Beyond Chicago, Cokyasar and colleagues intend to expand their research to other regions using Argonne’s POLARIS simulation tool, which aggregates data from major cities such as Detroit, Atlanta, Knoxville, and Chattanooga. 

“Upon interest, we are planning to expand the coverage and even improve our modeling approach to find the sweet spot of demand share over drones and conventional delivery modes,” Cokyasar said. 

Argonne’s press release mentions that energy consumption is just one of many points companies should consider in adopting delivery drones, alongside environmental and monetary factors. The laboratory cited an example that wind analysis and routing algorithms could help determine when drones should be sent from a truck’s roof at ideal release locations. 

Cokyasar shared a few other potential use cases with EE Power: Drones could be recharged with platforms on top of lamp posts to boost battery endurance and enable longer distances. Or they could wirelessly recharge mid-air, which is faster (taking about six minutes) and eliminates cords. 

Another opportunity lies in drones with battery-swapping functions. 

“A few companies have already built automated battery swapping machines for different uses of drone operations,” Cokyasar said. “These machines can be adopted to let drones deliver to longer distances while hopping from one machine to another and swap their batteries.” 

 

Zooming Out: Drone Delivery Market Heats Up

Argonne’s findings open up new considerations in the budding drone delivery market. The industry is still relatively nascent as only a handful of companies have been certified by the U.S. Federal Aviation Administration to deliver packages with drones, including industry giants Amazon and UPS Flight Forward, alongside California-based drone delivery provider Zipline and Google-owned Wing Aviation. 

Ultimately, cost remains a critical barrier to mainstream drone adoption for deliveries. A recent analysis from McKinsey & Company mentioned that most regulations require a visual observer to monitor drone airspace, and only one drone can be operated at a time. For that reason, labor accounts for up to 95% of the total cost of drone delivery—making it not cost-competitive with electric vehicles and conventional internal combustion engine vans. 

 

This chart compares the cost and emissions of delivery drones, electric cars and vans, and internal combustion engine vans. Image used courtesy of McKinsey & Company

 

But that doesn’t mean the industry is slowing down. Insider Intelligence estimates that the number of retail delivery drone units in the U.S. will increase from 35,000 at the end of 2022 to more than 110,000 in 2024. 

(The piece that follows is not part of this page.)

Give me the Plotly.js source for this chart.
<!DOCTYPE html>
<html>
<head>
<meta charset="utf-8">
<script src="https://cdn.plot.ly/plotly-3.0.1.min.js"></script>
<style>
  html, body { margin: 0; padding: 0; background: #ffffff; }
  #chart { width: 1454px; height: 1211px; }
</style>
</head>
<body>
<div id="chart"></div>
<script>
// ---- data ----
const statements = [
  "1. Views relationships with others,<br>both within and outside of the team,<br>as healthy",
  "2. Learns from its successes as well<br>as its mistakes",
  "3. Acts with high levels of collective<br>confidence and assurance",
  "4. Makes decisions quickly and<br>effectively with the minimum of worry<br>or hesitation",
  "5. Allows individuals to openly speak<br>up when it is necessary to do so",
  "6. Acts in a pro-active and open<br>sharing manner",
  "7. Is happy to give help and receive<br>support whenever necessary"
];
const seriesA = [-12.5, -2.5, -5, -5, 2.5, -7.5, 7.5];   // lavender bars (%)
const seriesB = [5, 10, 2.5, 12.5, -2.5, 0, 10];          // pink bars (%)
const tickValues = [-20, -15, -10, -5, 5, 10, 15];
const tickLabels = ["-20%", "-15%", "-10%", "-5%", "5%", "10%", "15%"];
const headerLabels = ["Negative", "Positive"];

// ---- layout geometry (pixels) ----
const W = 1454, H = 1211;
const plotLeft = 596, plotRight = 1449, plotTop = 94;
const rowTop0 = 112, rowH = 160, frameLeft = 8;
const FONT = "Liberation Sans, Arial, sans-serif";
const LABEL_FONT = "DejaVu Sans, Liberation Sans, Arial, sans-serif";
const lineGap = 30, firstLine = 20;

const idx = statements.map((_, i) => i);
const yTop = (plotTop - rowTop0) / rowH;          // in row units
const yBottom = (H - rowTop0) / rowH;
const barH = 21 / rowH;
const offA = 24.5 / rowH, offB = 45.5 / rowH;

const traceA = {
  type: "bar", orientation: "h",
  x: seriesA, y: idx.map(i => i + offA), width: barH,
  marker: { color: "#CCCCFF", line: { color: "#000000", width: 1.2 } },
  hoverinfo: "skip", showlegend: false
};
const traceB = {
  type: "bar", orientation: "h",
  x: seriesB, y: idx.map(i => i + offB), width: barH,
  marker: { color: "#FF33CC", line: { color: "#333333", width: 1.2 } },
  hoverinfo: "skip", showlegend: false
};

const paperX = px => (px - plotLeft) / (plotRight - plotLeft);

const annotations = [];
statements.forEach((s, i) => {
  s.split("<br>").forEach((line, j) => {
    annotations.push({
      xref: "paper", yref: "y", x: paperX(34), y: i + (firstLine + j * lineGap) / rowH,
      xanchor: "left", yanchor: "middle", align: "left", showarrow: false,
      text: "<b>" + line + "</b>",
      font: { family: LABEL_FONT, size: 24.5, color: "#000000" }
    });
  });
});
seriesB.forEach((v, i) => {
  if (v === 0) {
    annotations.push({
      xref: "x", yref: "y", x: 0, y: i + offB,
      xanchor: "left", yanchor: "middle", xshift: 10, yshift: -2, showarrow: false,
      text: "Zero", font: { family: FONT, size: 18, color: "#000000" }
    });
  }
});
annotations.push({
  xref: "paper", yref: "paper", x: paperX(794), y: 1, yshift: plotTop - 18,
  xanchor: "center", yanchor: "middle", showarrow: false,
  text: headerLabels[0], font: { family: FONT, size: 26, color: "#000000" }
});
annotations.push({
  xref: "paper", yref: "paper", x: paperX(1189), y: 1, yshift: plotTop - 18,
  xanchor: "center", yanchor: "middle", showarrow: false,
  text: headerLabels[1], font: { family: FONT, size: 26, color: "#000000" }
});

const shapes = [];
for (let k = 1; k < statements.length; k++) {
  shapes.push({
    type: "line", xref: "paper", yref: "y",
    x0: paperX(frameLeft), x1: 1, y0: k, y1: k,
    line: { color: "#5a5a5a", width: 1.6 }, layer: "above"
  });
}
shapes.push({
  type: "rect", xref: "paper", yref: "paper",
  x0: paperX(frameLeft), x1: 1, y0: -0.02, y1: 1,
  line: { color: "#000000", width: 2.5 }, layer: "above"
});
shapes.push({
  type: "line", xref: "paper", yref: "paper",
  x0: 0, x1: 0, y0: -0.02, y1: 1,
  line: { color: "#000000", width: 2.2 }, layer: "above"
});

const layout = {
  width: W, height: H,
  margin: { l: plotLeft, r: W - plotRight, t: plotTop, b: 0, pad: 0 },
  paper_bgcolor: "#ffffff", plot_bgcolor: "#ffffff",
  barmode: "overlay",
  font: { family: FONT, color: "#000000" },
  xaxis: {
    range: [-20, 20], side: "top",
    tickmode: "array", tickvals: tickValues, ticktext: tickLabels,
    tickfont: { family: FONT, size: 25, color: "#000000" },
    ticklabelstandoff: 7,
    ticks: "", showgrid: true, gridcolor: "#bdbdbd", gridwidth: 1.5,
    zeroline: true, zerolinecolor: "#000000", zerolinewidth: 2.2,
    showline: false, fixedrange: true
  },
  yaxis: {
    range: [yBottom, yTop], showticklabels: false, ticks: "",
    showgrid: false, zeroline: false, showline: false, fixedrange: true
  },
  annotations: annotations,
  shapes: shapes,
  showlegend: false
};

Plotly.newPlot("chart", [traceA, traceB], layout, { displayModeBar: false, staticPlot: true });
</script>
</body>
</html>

Some of the world’s leading companies are jumping in: Amazon recently launched its Prime Air delivery service last December, serving customers in California and Texas with plans to expand to more cities over time. Meanwhile, Walmart completed more than 6,000 drone deliveries in 2022. The grocery giant has 36 U.S. stores across seven states with drone delivery hubs operated by third parties such as Zipline. Most of its Neighborhood Market items meet the 10-pound weight requirement for drone delivery.